How many lines in these records hold the string "this"? State only that number.

Records excerpted from a collection:
--- Start ---
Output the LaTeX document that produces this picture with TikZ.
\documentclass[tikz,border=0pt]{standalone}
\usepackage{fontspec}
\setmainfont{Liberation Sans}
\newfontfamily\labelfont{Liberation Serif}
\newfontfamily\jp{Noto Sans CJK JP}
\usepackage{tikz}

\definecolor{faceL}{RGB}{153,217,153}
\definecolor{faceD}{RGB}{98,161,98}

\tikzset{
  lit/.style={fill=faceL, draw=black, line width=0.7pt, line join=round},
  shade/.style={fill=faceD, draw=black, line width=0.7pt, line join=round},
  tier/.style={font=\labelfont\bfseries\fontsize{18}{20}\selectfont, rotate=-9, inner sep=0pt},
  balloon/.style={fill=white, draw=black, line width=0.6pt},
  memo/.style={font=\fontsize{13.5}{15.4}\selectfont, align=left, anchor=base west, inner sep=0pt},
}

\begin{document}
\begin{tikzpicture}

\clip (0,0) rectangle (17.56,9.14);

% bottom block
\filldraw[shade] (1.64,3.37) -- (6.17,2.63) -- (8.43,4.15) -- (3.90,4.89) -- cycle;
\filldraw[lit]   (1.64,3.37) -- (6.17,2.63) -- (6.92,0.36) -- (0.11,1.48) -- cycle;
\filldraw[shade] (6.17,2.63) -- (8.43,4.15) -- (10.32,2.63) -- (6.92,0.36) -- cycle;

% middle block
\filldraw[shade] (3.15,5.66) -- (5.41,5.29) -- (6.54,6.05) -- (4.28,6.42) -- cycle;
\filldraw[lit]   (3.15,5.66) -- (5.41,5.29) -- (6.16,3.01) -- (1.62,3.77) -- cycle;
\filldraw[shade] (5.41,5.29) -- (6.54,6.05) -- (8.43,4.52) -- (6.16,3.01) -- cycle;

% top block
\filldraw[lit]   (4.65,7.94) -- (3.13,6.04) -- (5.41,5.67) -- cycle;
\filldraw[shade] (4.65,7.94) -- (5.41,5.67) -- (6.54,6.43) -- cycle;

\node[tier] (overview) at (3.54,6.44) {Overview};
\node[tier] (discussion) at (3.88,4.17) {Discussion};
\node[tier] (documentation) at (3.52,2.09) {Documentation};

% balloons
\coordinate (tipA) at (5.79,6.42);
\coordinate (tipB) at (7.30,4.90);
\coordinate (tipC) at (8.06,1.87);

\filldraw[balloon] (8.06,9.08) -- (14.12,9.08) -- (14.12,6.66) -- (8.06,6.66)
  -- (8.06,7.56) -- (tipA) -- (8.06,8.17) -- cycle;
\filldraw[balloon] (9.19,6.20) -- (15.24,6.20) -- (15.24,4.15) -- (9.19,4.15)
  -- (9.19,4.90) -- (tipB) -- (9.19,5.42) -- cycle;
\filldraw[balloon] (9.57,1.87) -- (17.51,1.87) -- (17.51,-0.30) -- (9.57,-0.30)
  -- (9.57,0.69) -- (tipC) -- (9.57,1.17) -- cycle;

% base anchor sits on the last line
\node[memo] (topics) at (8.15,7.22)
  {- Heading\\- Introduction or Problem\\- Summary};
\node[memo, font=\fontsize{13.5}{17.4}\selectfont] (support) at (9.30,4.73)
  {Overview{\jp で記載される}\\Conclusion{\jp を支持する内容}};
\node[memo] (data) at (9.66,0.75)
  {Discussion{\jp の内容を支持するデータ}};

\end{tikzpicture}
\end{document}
--- End ---
--- Start ---
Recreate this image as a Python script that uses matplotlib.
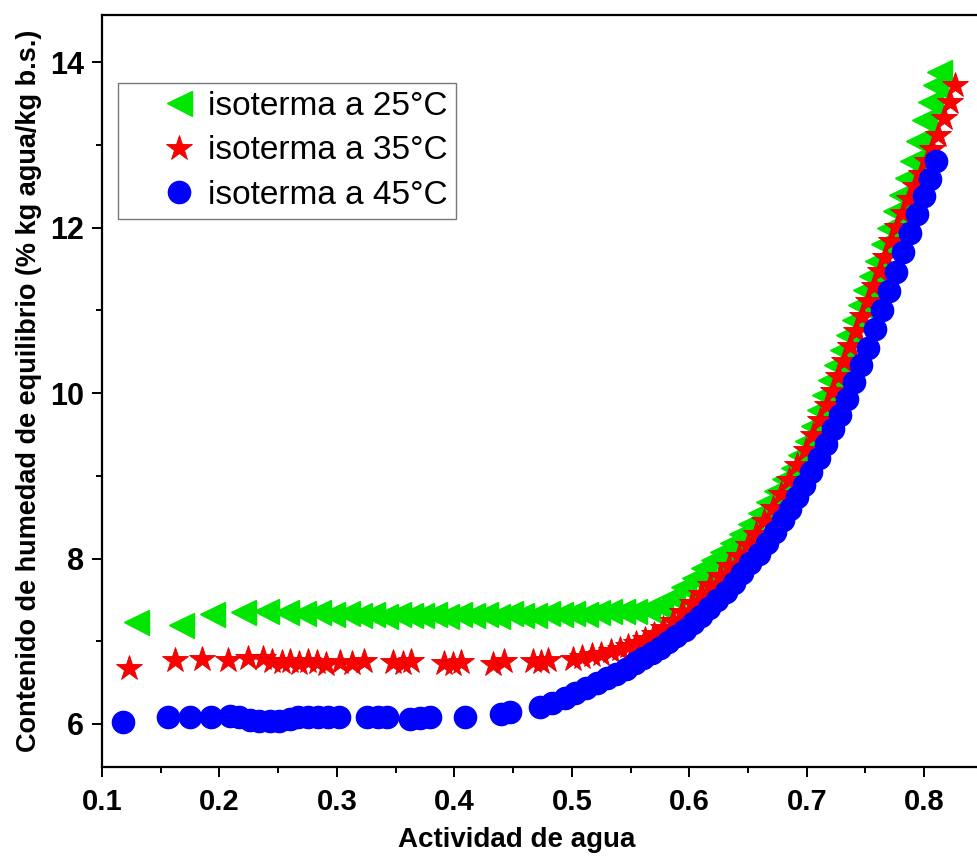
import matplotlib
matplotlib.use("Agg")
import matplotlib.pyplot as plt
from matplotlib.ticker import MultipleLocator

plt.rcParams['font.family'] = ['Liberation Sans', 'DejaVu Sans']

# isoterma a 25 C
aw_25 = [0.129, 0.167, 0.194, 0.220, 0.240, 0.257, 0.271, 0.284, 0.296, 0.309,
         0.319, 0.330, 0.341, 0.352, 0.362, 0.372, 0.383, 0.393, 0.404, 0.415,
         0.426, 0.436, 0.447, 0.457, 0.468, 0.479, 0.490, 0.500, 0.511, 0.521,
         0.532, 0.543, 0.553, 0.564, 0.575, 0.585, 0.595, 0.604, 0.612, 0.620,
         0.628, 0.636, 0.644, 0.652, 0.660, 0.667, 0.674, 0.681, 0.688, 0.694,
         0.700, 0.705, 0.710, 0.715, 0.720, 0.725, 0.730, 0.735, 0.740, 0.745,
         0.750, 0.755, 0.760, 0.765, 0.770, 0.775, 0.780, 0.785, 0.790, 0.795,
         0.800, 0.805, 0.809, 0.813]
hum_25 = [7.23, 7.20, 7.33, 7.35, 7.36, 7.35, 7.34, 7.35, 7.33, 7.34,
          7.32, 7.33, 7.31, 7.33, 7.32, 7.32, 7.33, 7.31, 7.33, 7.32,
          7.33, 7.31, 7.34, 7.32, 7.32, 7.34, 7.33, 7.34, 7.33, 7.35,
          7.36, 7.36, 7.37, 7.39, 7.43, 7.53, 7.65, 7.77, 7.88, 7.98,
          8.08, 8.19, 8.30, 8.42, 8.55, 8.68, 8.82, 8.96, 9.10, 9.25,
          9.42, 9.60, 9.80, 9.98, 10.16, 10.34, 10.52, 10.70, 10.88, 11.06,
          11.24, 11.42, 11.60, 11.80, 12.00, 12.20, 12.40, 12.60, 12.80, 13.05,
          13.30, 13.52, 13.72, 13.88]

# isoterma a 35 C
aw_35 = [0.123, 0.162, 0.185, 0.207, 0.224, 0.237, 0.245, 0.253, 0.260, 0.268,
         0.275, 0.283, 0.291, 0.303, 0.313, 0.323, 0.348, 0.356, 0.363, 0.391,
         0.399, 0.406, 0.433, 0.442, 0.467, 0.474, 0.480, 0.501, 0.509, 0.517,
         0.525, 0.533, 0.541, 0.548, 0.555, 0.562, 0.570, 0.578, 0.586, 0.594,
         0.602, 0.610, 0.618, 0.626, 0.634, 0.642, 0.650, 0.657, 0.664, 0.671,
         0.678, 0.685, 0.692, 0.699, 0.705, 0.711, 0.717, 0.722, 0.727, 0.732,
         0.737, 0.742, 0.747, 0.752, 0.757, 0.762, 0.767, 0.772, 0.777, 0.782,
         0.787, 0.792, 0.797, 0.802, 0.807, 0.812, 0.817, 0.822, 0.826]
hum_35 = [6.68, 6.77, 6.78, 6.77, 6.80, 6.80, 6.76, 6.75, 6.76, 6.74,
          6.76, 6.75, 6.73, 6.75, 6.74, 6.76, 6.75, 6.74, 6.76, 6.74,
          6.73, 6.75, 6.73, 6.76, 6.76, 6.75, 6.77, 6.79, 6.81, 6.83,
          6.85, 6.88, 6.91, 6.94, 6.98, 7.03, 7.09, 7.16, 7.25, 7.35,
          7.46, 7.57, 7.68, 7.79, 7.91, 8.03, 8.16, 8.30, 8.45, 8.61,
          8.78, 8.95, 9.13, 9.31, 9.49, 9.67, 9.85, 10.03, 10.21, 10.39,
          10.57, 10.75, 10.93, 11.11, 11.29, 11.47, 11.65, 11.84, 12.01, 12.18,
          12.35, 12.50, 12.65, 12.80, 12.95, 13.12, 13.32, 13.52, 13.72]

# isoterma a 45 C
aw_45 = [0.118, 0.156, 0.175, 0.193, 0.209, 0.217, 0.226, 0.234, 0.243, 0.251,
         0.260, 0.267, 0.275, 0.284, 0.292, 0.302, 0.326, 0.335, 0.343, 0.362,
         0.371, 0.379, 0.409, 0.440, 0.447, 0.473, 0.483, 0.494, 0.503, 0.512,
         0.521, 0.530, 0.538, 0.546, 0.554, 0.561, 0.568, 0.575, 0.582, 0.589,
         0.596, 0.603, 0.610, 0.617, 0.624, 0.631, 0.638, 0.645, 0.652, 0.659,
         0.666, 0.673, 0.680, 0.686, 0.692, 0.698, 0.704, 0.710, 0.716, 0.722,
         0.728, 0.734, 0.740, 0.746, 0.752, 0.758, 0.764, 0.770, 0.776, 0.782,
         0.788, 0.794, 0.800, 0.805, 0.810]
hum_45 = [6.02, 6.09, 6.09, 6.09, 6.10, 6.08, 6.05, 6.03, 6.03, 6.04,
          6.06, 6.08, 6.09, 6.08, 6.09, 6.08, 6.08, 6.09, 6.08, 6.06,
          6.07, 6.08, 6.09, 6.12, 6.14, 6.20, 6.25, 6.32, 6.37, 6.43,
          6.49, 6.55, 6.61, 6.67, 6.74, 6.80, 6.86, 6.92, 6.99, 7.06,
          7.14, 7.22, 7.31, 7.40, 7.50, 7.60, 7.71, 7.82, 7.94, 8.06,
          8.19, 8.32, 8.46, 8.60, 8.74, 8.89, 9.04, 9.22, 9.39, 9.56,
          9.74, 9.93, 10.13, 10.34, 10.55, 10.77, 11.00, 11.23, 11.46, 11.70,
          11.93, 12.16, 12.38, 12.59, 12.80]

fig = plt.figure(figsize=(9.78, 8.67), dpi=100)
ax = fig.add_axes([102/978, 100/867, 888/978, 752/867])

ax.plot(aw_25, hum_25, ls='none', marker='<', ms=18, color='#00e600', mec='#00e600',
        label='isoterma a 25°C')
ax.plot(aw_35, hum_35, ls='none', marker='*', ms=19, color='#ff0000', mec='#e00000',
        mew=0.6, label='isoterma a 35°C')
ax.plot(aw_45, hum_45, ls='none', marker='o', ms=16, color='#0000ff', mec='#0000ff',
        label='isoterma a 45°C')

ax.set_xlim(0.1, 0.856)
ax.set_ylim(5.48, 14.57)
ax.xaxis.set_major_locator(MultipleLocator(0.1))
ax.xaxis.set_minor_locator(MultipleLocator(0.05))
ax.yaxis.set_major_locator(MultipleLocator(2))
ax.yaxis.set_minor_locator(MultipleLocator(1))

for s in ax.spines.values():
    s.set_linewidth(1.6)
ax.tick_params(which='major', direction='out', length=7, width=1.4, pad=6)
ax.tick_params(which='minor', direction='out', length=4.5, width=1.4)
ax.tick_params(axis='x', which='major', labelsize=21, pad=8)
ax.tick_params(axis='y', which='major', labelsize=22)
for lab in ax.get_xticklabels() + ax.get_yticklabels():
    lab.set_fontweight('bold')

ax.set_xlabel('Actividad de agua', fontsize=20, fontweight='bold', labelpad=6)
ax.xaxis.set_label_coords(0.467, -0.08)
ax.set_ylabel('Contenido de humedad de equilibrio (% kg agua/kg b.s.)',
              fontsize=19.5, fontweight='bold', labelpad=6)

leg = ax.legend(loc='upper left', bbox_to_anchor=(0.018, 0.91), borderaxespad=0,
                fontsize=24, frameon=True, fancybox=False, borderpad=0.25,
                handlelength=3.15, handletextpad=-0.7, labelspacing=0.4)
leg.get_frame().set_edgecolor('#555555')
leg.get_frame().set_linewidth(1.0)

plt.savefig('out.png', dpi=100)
--- End ---
### SOLUTION TO THE PROBLEM
2